Again this year, one of the big issues is the fight over foundation aid. That is the base state school aid grant promised to school districts just before the economy and tax collections collapsed in the Great Recession. School supporters say Buffalo is still owed $100 million from cuts back then.
Education activist Ina Ferguson said every school could use help, even the district's best, City Honors.
"Continue the great place that it is to have working, you could still give more funding and more support to the teachers, have more teacher's aides in the building to help support the teachers with education," Ferguson said. "But, also, I'm in after school programming at School 17. They have young babies from pre-K to 4th grade. So I'm on both sides of the spectrum."
Ferguson and others said the money is particularly needed to make sure minority kids get the special help they need, whether in pre-K, elementary or high school.
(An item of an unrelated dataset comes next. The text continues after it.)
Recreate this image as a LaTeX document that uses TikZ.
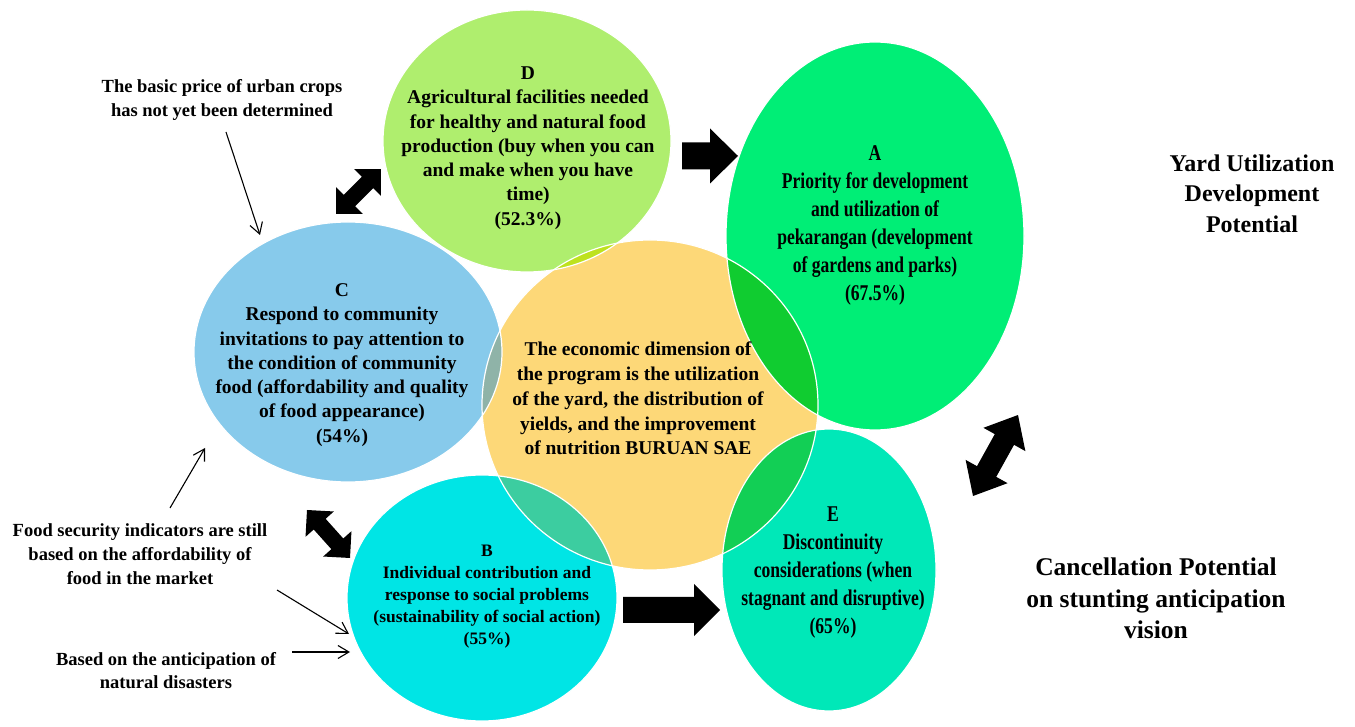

"They need more teacher's aides in the building. They need more funding of things, of programs that work for the children, especially on literacy and computer skills because we are in a technology age era," she said. "Money is owed to us and this is from the foundation aid. It costs money to educate the children."
Across New York State, billions of dollars are tangled up in this fight over foundation aid, cut more than a decade ago. They want the money appropriated by raising taxes on the state's millionaires and billionaires. There has been some money from those years built into school aid.
New York State United Teachers says the state owes 400 districts more than $3.4 billion.